BERSERKER Post-pop, the language of comics and the appropriation of comic book motifs require more than the simple reframing of a low-brow form into a gallery space. Artists like Mike Kelley, Jim Shaw, Grayson Perry and others have engaged with the language of comics in a way that is far more intellectually vigorous than merely blowing up a panel of comic art to gallery size. Do you feel any affinity to those or other artists?
ANDY HOPE 1930 I would add Raymond Pettibon, but then I have to mention William Blake first, because I actually knew Blake’s art long before Pettibon’s. For me there was already Blake as a reference for how to integrate writing and drawing, and Blake had these figures that reminded me of superheroes or other comic strip heroes. I am using figures from comic strips as characters that live in a media, in an imaginary or artificial world and I am also taking this specific ‘sound’ from these sources. For example the colours or a certain artificial appearance that, I think, is the ‘flesh’ of these beings. So it is not only about a certain set of figuration; it is also their look that has an influence on my way of using colours and matter.

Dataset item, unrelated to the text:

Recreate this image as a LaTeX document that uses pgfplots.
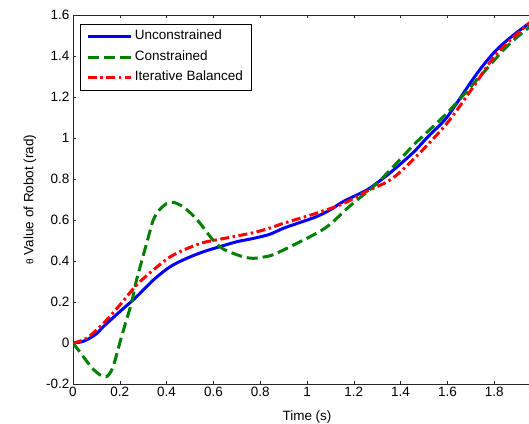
\documentclass[border=0pt]{standalone}
\usepackage{fontspec}
\setmainfont{Liberation Sans}
\usepackage{pgfplots}
\pgfplotsset{compat=1.18}
\definecolor{mgreen}{RGB}{0,128,0}
\begin{document}
\begin{tikzpicture}
\begin{axis}[
  scale only axis, width=468pt, height=369pt,
  at={(0,0)}, anchor=south west,
  xmin=0, xmax=2, ymin=-0.2, ymax=1.6,
  xtick={0,0.2,0.4,0.6,0.8,1,1.2,1.4,1.6,1.8},
  ytick={-0.2,0,0.2,0.4,0.6,0.8,1,1.2,1.4,1.6},
  tick align=inside, major tick length=3pt,
  axis line style={line width=0.9pt, black!85},
  tick style={line width=0.6pt, black!85},
  /pgf/number format/assume math mode=true,
  ticklabel style={font=\fontsize{13.5}{16}\selectfont},
  xlabel={Time (s)},
  ylabel={{\fontsize{10}{12}\selectfont θ} Value of Robot (rad)},
  every axis x label/.style={at={(axis description cs:0.5,0)}, anchor=base, yshift=-36pt, font=\fontsize{13.5}{16}\selectfont},
  every axis y label/.style={at={(axis description cs:-0.0919,0.5)}, rotate=90, anchor=center, font=\fontsize{13.5}{16}\selectfont},
  legend cell align=left,
  legend style={at={(axis description cs:0.015,0.9756)}, anchor=north west,
    font=\fontsize{13.5}{16}\selectfont, draw=black, line width=0.8pt,
    inner xsep=6pt, inner ysep=2pt,
    nodes={inner xsep=2.5pt, inner ysep=3.5pt, text height=10pt, text depth=3.5pt}},
  legend image code/.code={\draw[#1] (0pt,0pt) -- (43pt,0pt);},
]
\addplot[blue, line width=3pt, smooth] coordinates {
(0,0) (0.03,0.004) (0.058,0.015) (0.1,0.045) (0.13,0.08) (0.2,0.153)
(0.272,0.226) (0.343,0.307) (0.415,0.372) (0.486,0.413) (0.557,0.445)
(0.628,0.47) (0.70,0.494) (0.77,0.51) (0.84,0.53) (0.90,0.56) (0.97,0.588)
(1.04,0.616) (1.10,0.65) (1.155,0.69) (1.255,0.746) (1.31,0.79) (1.355,0.83)
(1.45,0.925) (1.52,1.01) (1.597,1.10) (1.697,1.267) (1.75,1.35) (1.81,1.43)
(1.88,1.50) (1.95,1.56) (2.0,1.60)};
\addlegendentry{Unconstrained}
\addplot[mgreen, line width=3pt, dash pattern=on 11pt off 5pt, smooth] coordinates {
(0,0) (0.04,-0.06) (0.08,-0.12) (0.115,-0.155) (0.144,-0.164) (0.17,-0.12)
(0.2,0.0) (0.225,0.1) (0.25,0.195) (0.27,0.3) (0.293,0.397) (0.318,0.5)
(0.343,0.6) (0.37,0.65) (0.40,0.68) (0.43,0.686) (0.47,0.665) (0.51,0.625)
(0.543,0.584) (0.6,0.50) (0.64,0.46) (0.685,0.437) (0.73,0.42) (0.77,0.413)
(0.84,0.425) (0.90,0.454) (1.04,0.535) (1.10,0.58) (1.18,0.665) (1.30,0.78)
(1.41,0.91) (1.454,0.965) (1.597,1.12) (1.739,1.30) (1.853,1.445) (1.949,1.54) (2.0,1.585)};
\addlegendentry{Constrained}
\addplot[red, line width=3pt, dash pattern=on 9pt off 3.5pt on 2.5pt off 3.5pt, smooth] coordinates {
(0,0) (0.058,0.023) (0.13,0.096) (0.2,0.185) (0.272,0.283) (0.343,0.356)
(0.415,0.42) (0.486,0.46) (0.557,0.49) (0.628,0.506) (0.70,0.522) (0.77,0.538)
(0.84,0.56) (0.90,0.584) (1.04,0.633) (1.155,0.68) (1.255,0.74) (1.355,0.795)
(1.45,0.89) (1.597,1.07) (1.711,1.25) (1.81,1.41) (1.949,1.56) (2.0,1.60)};
\addlegendentry{Iterative Balanced}
\end{axis}
\pgfresetboundingbox
\path (-73pt,-39pt) rectangle (456pt,384pt);
\end{tikzpicture}
\end{document}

BERSERKER Are you still reading comics now? Any particular favourites?
ANDY HOPE 1930 To be surrounded by comics is part of my life. But of course my interests shifted from reading them from beginning to end to a more ‘research’ way of reception. I still try to get everything by Steve Ditko and Wally Wood but I also like Daniel Clowes very much, Robert Crumb, Harvey Pekar. I also got have some very interesting comic history collections like Government Issue: Comics for the People, 1940s-2000s and From Krakow to Krypton: Jews and Comic Books. Other books I read recently include The Adventures of Unemployed Man, Ray Bradbury comics by Al Williamson, Kent Williams and Craig Russell, Phantom reprints, Unexplored Worlds: The Steve Ditko Archives and DC Elseworlds #1.

BERSERKER As far as I’m aware from your work, you are yet to explore a sequential picture narrative although many of the paintings or drawings look like they could have been lifted from a longer story. Do you have any interest in working on a longer form comics story?

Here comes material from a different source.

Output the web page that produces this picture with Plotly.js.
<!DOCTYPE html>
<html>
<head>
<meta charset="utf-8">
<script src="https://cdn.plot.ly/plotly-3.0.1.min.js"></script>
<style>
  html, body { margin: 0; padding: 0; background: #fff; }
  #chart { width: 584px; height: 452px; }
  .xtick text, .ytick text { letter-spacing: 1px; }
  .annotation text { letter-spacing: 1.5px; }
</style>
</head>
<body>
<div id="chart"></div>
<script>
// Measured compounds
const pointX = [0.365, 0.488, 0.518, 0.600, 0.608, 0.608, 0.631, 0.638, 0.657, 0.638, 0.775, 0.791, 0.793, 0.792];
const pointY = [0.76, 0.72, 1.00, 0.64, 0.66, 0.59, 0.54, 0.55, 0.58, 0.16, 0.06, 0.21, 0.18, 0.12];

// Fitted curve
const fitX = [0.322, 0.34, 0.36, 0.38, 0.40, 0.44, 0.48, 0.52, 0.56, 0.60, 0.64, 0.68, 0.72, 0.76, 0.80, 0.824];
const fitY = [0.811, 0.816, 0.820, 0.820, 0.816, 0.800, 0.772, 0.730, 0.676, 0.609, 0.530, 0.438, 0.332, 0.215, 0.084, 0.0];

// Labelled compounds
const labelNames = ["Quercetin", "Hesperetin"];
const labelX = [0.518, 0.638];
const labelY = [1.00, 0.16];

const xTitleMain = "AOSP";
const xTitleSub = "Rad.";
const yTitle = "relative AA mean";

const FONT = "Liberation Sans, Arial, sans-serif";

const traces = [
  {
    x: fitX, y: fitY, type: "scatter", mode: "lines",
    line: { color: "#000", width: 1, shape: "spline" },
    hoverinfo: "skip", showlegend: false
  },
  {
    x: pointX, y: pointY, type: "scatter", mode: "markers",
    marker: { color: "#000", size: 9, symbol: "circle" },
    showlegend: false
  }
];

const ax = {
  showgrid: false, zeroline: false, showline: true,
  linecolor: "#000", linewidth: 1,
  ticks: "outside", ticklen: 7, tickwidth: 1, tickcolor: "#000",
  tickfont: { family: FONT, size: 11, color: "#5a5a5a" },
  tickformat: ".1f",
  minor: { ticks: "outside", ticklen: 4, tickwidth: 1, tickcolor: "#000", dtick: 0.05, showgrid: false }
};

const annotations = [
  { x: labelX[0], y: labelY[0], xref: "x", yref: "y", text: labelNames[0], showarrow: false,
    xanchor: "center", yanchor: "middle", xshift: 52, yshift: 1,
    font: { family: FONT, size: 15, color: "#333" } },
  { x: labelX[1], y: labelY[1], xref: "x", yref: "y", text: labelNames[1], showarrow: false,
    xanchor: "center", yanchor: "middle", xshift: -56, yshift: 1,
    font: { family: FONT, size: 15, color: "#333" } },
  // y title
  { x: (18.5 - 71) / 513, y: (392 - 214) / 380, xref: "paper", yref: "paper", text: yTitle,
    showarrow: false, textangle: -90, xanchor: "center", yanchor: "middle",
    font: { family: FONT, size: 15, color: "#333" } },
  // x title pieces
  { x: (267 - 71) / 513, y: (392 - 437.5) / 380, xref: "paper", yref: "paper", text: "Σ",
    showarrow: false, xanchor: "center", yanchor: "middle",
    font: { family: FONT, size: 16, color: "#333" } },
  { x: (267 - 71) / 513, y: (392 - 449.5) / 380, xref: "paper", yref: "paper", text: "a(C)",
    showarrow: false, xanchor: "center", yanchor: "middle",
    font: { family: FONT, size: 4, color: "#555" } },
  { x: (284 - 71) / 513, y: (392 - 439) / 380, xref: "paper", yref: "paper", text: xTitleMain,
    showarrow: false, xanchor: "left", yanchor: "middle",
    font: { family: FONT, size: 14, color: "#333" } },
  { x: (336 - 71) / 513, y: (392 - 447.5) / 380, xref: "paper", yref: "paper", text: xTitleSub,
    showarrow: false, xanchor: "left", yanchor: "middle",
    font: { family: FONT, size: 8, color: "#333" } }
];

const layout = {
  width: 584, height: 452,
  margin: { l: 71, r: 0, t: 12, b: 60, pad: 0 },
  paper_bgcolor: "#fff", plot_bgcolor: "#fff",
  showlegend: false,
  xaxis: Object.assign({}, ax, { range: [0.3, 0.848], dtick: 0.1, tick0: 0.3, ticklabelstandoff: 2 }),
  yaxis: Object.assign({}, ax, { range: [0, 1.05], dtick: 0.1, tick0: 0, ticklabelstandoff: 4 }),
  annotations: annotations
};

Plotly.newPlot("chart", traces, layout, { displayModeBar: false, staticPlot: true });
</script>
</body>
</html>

ANDY HOPE 1930 I’m not so much interested in the narrative aspect of comics but more in the visual style, the writing, the title, the graphic design. Also my work itself frequently develops as series of installative disposals, but not in a narrative sense. I’ve done some sequential works though that oscillate between comics and storyboards, but they are rare exceptions.
BERSERKER What can you tell me about your upcoming London show?
ANDY HOPE 1930 Medley Tour London is the second location of the Medley Tour which started in Hannover at the Kestnerg Gesellschaft at the end of February. Simply speaking, the Medleys are iconographic appropriations, blendings and modifications of my visual vocabulary, which is of course in itself based on appropriations, blendings and modifications of already existing images. In London I will show the ‘X-Medleys,’ a continuation of the Medleys in which I explicitly adopt works from modernism (Picabia, Klee, Rodtschenko), contemporary art and popular culture including abstract comic images by Steve Ditko and submit them through a process of revision, erosion and dislocation. For me it’s about keeping the perspective on my earlier works as well as on the appropriated references as movable as possible. Nothing is fixed.
Medley Tour London runs at Hauser & Wirth in West London until May 26th.